What is the significance of the 4-cube for superstrings? Hypercubes can fill 4-space, just as cubes can be stacked to fill 3-space. According to E8×E8 heterotic superstring theory, two 10-dimensional space-time sheets are separated by a finite gap extending along the tenth dimension of space predicted by supergravity theories. It suggests that 3-space might be a cross-section of a 4-space tessellated across this gap with tesseracts. If so, the eight diagonal hexagrams of the I Ching table would represent the octahedral symmetry Oh of cubes filling ordinary space and the 56 off-diagonal hexagrams would represent the extra 336 symmetries of hypercubes filling 4-dimensional space that are hidden from physical awareness because they refer to a dimension of space that normal cognition is not programmed to detect, namely, the seven cubic cells (3-cubes) of a tesseract that surround its central cube. Perhaps Charles Hinton was right after all when he proposed in his book A New Era of Thought (1888) that space has four dimensions (see here)....
It is, of course, not just the 64 hexagrams that symbolize the tesseract because, as this website proves, all sacred geometries embody the universal patterns:
384 = 192 + 192,
192 = 24 + 168,
and
384 = 48 + 336
(see here). Nor, in view of remarks made in the footnote, is the 4-cube the only 4-polytope that possesses 384 symmetries. So does the 24-cell, which plays a central role in the geometry of the 421 polytope discussed in 4-d sacred geometries. Here is the reason why it embodies this global parameter of holistic systems.

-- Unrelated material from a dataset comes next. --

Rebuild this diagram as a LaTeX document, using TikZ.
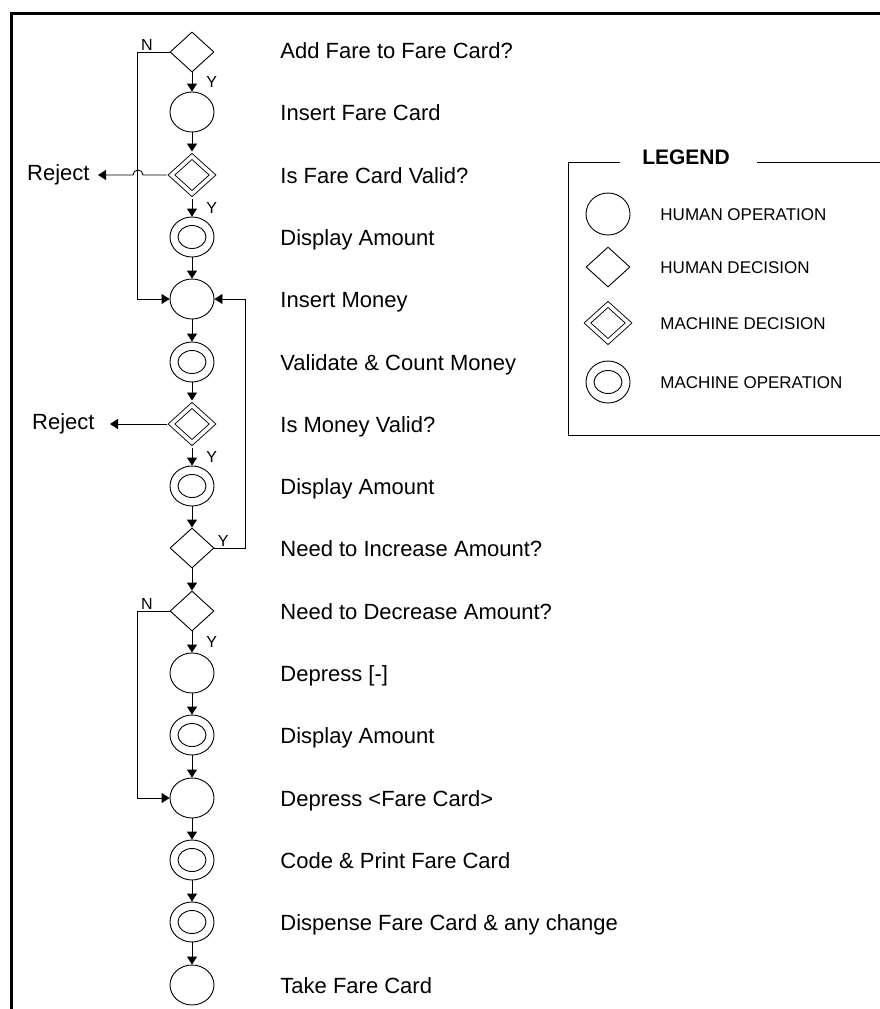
\documentclass[tikz,border=0pt]{standalone}
\usepackage{fontspec}
\setmainfont{Liberation Sans}
\usetikzlibrary{arrows.meta,shapes.geometric}

\begin{document}
\begin{tikzpicture}[x=1pt, y=-1pt, line width=0.9pt, >={Triangle[length=8pt,width=10pt]},
	every node/.style={font=\fontsize{22}{26}\selectfont},
	humop/.style={draw, ellipse, minimum width=44pt, minimum height=40pt, inner sep=0pt},
	macop/.style={humop, path picture={\draw (path picture bounding box.center) ellipse (14pt and 11.5pt);}},
	humdec/.style={draw, diamond, minimum width=44pt, minimum height=40pt, inner sep=0pt},
	macdec/.style={humdec, double, double distance=3.5pt, outer sep=3.5pt},
	txt/.style={anchor=base west, yshift=-8pt, inner sep=0pt},
	lgtxt/.style={anchor=base west, yshift=-6pt, inner sep=0pt, font=\fontsize{17}{20}\selectfont},
	rejtxt/.style={anchor=east, inner xsep=8pt},
	lab/.style={font=\fontsize{16}{18}\selectfont, inner sep=1pt},
	flow/.style={->}]
	\useasboundingbox (0,0) rectangle (880,1009);
	\draw[line width=3pt] (880,13) -- (11,13) -- (11,1009);
	% flow symbols
	\node[humdec] (add) at (192,52) {};
	\node[humop] (inscard) at (192,112) {};
	\node[macdec] (cardok) at (192,175) {};
	\node[macop] (show1) at (192,237) {};
	\node[humop] (insmoney) at (192,299) {};
	\node[macop] (count) at (192,362) {};
	\node[macdec] (moneyok) at (192,424) {};
	\node[macop] (show2) at (192,486) {};
	\node[humdec] (more) at (192,548) {};
	\node[humdec] (less) at (192,611) {};
	\node[humop] (minus) at (192,673) {};
	\node[macop] (show3) at (192,735) {};
	\node[humop] (cardbtn) at (192,798) {};
	\node[macop] (print) at (192,860) {};
	\node[macop] (dispense) at (192,922) {};
	\node[humop] (take) at (192,985) {};
	% step texts
	\node[txt] (tadd) at (280,50) {Add Fare to Fare Card?};
	\node[txt] (tinscard) at (280,112) {Insert Fare Card};
	\node[txt] (tcardok) at (280,175) {Is Fare Card Valid?};
	\node[txt] (tshow1) at (280,237) {Display Amount};
	\node[txt] (tinsmoney) at (280,299) {Insert Money};
	\node[txt] (tcount) at (280,362) {Validate \& Count Money};
	\node[txt] (tmoneyok) at (280,424) {Is Money Valid?};
	\node[txt] (tshow2) at (280,486) {Display Amount};
	\node[txt] (tmore) at (280,548) {Need to Increase Amount?};
	\node[txt] (tless) at (280,611) {Need to Decrease Amount?};
	\node[txt] (tminus) at (280,673) {Depress [-]};
	\node[txt] (tshow3) at (280,735) {Display Amount};
	\node[txt] (tcardbtn) at (280,798) {Depress <Fare Card>};
	\node[txt] (tprint) at (280,860) {Code \& Print Fare Card};
	\node[txt] (tdispense) at (280,922) {Dispense Fare Card \& any change};
	\node[txt] (ttake) at (280,985) {Take Fare Card};
	% straight flow
	\draw[flow] (add) -- node[lab, right=13pt] {Y} (inscard);
	\draw[flow] (inscard) -- (cardok);
	\draw[flow] (cardok) -- node[lab, right=13pt] {Y} (show1);
	\draw[flow] (show1) -- (insmoney);
	\draw[flow] (insmoney) -- (count);
	\draw[flow] (count) -- (moneyok);
	\draw[flow] (moneyok) -- node[lab, right=13pt] {Y} (show2);
	\draw[flow] (show2) -- (more);
	\draw[flow] (more) -- (less);
	\draw[flow] (less) -- node[lab, right=13pt] {Y} (minus);
	\draw[flow] (minus) -- (show3);
	\draw[flow] (show3) -- (cardbtn);
	\draw[flow] (cardbtn) -- (print);
	\draw[flow] (print) -- (dispense);
	\draw[flow] (dispense) -- (take);
	% branches
	\draw[flow] (add.west) -- ++(-32,0) node[lab, above right, xshift=2pt] {N} |- (insmoney.west);
	\draw[flow] (more.east) node[lab, above right, xshift=2pt] {Y} -- ++(31,0) |- (insmoney.east);
	\draw[flow] (less.west) -- ++(-32,0) node[lab, above right, xshift=2pt] {N} |- (cardbtn.west);
	\node[rejtxt] (rej1) at (98,175) {Reject};
	\node[rejtxt, inner xsep=15pt] (rej2) at (110,424) {Reject};
	\draw[flow] (cardok.west) -- ++(-23.5,0) arc[start angle=0, end angle=-180, radius=5] -- (rej1.east);
	\draw[flow] (moneyok.west) -- (rej2.east);
	% legend
	\node[font=\bfseries\fontsize{21}{24}\selectfont] (lgtitle) at (686,157) {LEGEND};
	\draw (620,162) -| (568,435) -- (880,435);
	\draw (757,162) -- (880,162);
	\node[humop, minimum height=42pt] (lg1) at (608,214) {};
	\node[humdec] (lg2) at (608,267) {};
	\node[macdec] (lg3) at (608,323) {};
	\node[macop, minimum height=42pt] (lg4) at (608,382) {};
	\node[lgtxt] (lgt1) at (660,214) {HUMAN OPERATION};
	\node[lgtxt] (lgt2) at (660,267) {HUMAN DECISION};
	\node[lgtxt] (lgt3) at (660,323) {MACHINE DECISION};
	\node[lgtxt] (lgt4) at (660,382) {MACHINE OPERATION};
\end{tikzpicture}
\end{document}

* This is the hyperoctahedral group BC4 of 384 symmetries possessed by the tesseract and two other 4-dimensional, regular polytopes called the "16-cell" (the dual of the tesseract) and the "24-cell," which is self-dual. See here. The 192 symmetries are those of the hyperoctahedral group D4, a subgroup of BC4. The demitesseract, the 4-dimensional version of demihypercubes, has 192 symmetries (see here). D4 contains the tetrahedral group Td with symmetry order 24. The 192 symmetries are symbolised by the 192 lines & broken lines in each diagonal half of the 8×8 matrix array of 64 hexagrams, the 24 lines & broken lines in the eight diagonal trigrams in each half symbolising the 24 symmetries of Td. The I Ching table represents the 384 symmetries of the tesseract, the 192 symmetries of the demitesseract, the 48 symmetries of the octahedral group and the 24 symmetries of the tetrahedral group.